FACE 2 FACE
Um dia destes, quando dei por mim, estava a rememoriar as canções que eu coloco semanalmente no “fio da memória”, esse programa de Rádio que há 25 anos é transmitido aos domingos no canal nacional da Rádio Moçambique.
E ao estar cara a cara com gente que felizmente ainda faz música que se ouve com prazer, recordei-me do momento em que sonho e realidade ocupavam o mesmo espaço. Viajei pelo tempo em que os corações pulsavam ao som do “yé yé yé” ou das baladas românticas da jovem guarda brasileira que falavam do sonho comum de milhões de jovens: a namorada, o carro, ou o beijo no cinema.
No tempo em que os rapazes ainda pagavam a conta do “milk-shake” das meninas. Tempo de longos suspiros e grandes amassos. Tempo em que os Beatles cantavam “Help”,
que Erasmo Carlos fazia sucesso com a “Festa de Arromba”
e Joe Cocker era estrela do Festival de Woodstock de Janeiro de 1969.
Todas estas coisas que fizeram a meninice e a juventude de muitos de nós vão estar sempre presentes na nossa vida. O gosto dessa fruta chamada “juventude” é algo que vamos sentir sempre.
Há sensivelmente duas semanas viajei pelos meus tempos de juventude. Esqueci-me por completo dos músicos que cantam em “playback”. Na maior parte das vezes mal. Sem sincronismo entre a parte musical e a voz.
Caminhei lado a lado com a música “ao vivo” que a gente ouvia e que hoje parece estar votada ao esquecimento e com a qual nos deliciavamos nos bailes do Atlético, dos Naturais, da Associação Africana, dos Mútuos, do Malhangalene, do Indo Português, da Casa das Beiras ou dos Lisboetas e por aí fora.
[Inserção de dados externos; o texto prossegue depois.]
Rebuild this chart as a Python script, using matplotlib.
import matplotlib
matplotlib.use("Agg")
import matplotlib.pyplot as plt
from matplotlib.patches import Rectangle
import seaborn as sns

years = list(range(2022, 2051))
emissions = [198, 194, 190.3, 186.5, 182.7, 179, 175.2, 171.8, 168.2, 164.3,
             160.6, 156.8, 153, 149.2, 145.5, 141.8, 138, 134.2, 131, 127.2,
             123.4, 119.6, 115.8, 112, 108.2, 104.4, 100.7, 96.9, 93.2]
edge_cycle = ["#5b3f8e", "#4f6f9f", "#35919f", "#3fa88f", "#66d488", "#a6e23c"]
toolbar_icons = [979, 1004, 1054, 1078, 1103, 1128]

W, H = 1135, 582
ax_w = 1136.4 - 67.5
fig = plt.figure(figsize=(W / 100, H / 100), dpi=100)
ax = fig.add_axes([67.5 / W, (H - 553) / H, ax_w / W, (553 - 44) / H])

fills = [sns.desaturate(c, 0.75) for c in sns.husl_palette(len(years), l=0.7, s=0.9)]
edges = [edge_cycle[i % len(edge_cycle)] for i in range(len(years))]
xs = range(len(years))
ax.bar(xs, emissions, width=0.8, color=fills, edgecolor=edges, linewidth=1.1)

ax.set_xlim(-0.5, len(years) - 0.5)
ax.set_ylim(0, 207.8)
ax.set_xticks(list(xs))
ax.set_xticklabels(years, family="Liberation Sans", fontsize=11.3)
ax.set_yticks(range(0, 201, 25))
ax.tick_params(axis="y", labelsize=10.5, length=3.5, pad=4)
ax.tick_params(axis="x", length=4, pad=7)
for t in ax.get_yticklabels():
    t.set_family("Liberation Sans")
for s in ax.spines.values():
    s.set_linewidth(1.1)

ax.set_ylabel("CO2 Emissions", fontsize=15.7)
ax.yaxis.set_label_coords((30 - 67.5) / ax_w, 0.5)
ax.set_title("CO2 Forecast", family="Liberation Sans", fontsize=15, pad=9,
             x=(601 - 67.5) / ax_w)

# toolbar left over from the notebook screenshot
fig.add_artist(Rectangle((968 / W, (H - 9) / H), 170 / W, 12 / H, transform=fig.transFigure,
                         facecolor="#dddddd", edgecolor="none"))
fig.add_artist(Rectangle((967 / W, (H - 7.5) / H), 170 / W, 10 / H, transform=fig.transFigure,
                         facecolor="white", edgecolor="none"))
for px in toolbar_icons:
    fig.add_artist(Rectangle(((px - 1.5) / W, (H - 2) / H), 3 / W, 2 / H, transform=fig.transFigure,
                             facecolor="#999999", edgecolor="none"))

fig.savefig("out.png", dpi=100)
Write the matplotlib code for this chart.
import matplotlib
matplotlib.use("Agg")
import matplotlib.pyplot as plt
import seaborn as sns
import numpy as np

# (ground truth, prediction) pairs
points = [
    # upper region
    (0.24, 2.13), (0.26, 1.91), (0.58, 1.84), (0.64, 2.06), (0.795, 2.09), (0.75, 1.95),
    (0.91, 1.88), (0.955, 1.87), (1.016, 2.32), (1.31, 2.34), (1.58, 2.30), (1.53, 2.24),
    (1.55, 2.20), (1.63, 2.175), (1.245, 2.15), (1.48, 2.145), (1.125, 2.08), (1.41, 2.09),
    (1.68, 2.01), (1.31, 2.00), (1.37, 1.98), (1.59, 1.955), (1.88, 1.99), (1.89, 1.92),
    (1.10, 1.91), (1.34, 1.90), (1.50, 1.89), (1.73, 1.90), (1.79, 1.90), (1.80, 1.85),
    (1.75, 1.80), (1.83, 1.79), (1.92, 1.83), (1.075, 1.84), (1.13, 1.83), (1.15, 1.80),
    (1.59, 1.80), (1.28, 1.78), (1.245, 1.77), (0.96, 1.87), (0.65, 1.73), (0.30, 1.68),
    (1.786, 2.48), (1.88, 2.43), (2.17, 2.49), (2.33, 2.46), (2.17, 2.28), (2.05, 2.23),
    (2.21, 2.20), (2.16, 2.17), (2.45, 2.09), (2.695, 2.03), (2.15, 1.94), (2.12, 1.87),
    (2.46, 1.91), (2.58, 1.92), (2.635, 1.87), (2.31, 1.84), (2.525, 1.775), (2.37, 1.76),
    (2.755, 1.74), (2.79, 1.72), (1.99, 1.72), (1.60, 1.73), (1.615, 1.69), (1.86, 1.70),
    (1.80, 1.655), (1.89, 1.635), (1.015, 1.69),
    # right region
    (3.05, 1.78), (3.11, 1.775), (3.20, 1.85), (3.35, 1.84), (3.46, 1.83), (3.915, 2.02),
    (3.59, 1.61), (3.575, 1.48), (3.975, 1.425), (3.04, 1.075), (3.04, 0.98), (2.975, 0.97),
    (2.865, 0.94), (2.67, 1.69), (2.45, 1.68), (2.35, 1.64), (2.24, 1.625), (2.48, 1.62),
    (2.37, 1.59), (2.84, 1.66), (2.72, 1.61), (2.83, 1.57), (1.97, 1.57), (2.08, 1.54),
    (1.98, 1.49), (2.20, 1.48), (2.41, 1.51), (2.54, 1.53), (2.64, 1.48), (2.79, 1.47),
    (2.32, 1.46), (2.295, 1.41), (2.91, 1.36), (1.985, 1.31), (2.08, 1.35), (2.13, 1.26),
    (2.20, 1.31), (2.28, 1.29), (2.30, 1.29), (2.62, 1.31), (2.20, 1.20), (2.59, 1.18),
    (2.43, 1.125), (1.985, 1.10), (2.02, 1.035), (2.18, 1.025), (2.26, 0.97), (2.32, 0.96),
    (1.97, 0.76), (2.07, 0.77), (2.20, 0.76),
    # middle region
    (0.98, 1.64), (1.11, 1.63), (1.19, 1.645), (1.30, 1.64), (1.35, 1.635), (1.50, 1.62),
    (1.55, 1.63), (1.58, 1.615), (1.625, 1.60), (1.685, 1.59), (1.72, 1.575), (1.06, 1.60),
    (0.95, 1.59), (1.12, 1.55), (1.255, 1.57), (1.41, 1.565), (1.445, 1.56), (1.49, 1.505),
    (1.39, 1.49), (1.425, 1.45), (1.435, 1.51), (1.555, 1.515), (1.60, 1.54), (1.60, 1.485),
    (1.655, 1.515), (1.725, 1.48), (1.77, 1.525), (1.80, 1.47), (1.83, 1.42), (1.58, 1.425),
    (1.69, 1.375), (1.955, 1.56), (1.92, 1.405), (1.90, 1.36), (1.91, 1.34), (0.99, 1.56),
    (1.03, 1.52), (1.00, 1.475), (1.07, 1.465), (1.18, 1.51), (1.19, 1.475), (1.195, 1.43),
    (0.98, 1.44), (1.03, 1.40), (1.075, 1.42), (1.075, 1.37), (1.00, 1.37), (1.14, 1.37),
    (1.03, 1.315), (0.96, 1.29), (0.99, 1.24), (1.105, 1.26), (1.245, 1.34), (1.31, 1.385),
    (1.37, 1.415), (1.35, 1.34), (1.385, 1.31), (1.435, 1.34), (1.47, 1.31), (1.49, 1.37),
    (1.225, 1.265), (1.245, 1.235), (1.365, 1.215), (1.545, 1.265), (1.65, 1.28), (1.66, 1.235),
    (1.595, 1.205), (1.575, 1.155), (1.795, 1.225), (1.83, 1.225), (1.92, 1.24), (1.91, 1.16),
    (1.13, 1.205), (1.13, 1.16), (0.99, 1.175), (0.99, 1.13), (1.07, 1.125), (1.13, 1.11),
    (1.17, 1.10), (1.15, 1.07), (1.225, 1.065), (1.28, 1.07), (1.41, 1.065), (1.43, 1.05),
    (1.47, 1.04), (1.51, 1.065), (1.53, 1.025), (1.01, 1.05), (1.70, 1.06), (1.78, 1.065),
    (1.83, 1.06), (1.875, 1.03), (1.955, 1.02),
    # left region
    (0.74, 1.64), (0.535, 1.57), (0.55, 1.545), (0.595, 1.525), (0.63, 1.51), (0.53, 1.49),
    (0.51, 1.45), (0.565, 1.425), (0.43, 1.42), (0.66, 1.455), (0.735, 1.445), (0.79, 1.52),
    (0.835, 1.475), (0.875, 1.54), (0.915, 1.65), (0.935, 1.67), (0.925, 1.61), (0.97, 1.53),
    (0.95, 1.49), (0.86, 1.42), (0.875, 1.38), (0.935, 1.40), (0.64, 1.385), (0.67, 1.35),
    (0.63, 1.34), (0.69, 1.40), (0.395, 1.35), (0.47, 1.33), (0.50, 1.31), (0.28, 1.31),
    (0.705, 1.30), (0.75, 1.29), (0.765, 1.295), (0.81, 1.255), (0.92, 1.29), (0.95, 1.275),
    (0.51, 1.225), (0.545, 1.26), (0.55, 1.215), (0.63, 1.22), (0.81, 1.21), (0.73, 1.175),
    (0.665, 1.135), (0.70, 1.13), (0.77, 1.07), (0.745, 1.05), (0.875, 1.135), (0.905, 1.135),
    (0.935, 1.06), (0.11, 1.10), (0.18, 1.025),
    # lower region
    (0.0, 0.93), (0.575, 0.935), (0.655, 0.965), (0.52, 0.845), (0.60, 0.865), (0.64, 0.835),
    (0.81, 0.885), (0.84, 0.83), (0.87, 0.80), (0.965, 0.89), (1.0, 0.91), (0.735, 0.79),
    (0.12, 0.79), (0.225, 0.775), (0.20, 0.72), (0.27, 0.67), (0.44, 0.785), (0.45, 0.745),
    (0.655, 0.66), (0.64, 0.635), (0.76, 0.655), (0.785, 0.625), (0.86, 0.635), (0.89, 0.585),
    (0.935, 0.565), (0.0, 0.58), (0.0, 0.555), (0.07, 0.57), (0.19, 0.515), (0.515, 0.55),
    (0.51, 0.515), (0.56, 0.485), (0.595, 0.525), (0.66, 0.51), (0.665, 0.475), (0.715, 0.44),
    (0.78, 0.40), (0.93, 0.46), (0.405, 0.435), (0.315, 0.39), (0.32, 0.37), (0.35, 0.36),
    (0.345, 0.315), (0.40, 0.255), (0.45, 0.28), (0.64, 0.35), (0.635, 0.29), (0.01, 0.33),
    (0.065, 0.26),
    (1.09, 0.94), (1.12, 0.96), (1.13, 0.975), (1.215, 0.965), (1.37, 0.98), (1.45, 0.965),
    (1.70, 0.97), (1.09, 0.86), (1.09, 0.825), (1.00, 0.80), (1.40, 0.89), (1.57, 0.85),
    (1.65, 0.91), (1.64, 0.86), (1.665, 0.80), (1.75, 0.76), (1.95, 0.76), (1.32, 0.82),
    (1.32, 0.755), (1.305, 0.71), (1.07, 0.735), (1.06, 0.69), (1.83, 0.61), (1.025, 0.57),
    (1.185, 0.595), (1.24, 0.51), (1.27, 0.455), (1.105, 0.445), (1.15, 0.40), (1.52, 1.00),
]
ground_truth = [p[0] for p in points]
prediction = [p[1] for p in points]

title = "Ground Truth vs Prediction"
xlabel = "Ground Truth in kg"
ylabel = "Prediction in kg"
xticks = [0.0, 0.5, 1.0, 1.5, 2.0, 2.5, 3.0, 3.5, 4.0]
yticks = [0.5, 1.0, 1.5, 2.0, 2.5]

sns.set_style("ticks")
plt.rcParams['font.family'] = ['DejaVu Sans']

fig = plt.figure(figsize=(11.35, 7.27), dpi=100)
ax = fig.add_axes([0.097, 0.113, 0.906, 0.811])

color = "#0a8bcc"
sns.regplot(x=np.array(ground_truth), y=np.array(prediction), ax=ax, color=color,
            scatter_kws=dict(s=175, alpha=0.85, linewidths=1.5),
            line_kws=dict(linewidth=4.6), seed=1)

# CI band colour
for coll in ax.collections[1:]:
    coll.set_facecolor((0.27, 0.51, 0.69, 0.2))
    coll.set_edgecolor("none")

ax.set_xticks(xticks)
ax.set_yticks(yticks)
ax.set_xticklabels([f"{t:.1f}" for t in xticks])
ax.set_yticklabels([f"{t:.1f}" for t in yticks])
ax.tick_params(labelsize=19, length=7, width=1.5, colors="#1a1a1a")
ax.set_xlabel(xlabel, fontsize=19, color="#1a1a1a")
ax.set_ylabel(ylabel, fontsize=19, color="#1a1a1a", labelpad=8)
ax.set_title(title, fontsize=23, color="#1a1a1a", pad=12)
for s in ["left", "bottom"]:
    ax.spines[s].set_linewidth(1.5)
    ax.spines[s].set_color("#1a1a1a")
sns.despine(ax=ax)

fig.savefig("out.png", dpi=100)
Dos tempos em que as nossas vidas eram abrilhantadas pela música “ao vivo” do conjunto de Renato Silva, presença obrigatória aos domingos, “em directo” do estúdio-auditório do Rádio Clube de Moçambique, dos Night Stars,
dos Rebeldes,
Inflexos,
Djambo,
Corsários,
I Cinque di Roma,
Quinteto Académico,
João Domingos
ou Blue Twisters.
Esse mar de lembranças que alguns músicos da nossa praça me (nos) proporcionaram, voei com o “Fly me to the moon” de Frank Sinatra
e deliciei-me com o “Smile” de Nat King Cole que nada mais é do que a versão do tema composto por Charlie Chaplin, em 1936, para o seu filme “Tempos Modernos”.
Deambulei pela mestria do teclado de António Carlos Jobim que musicou um poema dedicado à sua “Teresa da Praia”, magistralmente interpretada, tempos depois da gravação original por Dick Farney ou Emílio Santiago.
Lembrei-me do “September Morn” escrita por Neil Diamond de parceria com o francês Gilbert Becaud.
Andei pelo México ao tempo de “cucurucucu paloma” e por outras variantes dos sons da América Latina.
Embrenhei-me na “rapsódia moçambicana” e recordei-me de João Wate, (Nidjibaleli Nkata) e do Wazimbo com o seu “A Lirandzo”.
Wazimbo – Nwahulwana (1988)
Estive Face 2 Face (cara a cara) com o Arturinho (Garrido Júnior), com o Ildo Ferreira, com o Maurício e com o Renato Quaresma e com a música que eles tocaram e cantaram, feita especialmente “para maiores de quarenta”. Música “ao vivo” que infelizmente, nesta sociedade em que vivemos, parece ser coisa do passado.